Related to the North's hardline stance, the Minju Josun, the North Korean Cabinet's official newspaper, said relations with Washington have deteriorated to the point that there is no longer any need to hold talks.
"No logical discussion is possible and there is really no need to hold bilateral meetings," the media outlet said. It pointed out that recently many high ranking U.S. officials have said they will never accept a North Korea armed with nuclear weapons and added there will be no compensation if the nuclear standoff is not resolved.
The paper claimed that it was the United States that pushed the North to arm itself with nuclear weapons in the first place, so its arguments are self-contradictory and make no sense. It warned that the will of the people is to end the confrontation with the U.S. once and for all, which has been going on for several decades.
"This is the view and will of the people," it said, making clear that the country is not interested in any form of political bartering and will maintain its nuclear deterrence.
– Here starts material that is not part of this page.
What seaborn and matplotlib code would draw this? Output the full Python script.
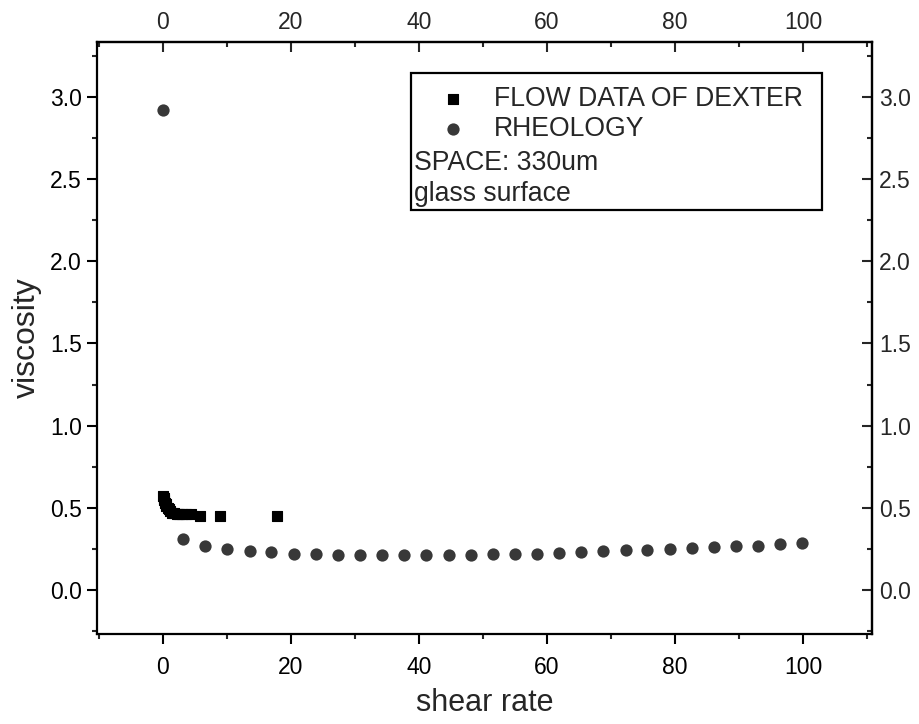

The remarks, meanwhile, come as the communist country has ratcheted up tensions on the Korean Peninsula by detonating its third nuclear device on Feb. 12. It has unilaterally nullified the Armistice Agreement that halted the Korean War (1950-53) and made clear it will no longer respect non-aggression pacts signed in the past between the two Koreas.
Meanwhile, the chairman of South Korea's Joint Chief of Staff (JCS) urged higher vigilance against possible attacks by the North.
"Despite economic difficulties, North Korea has increased air force activities this month. This should be seen as a sign of provocation," JCS Chairman Gen. Jung Seung-jo said during an inspection trip to a front-line unit.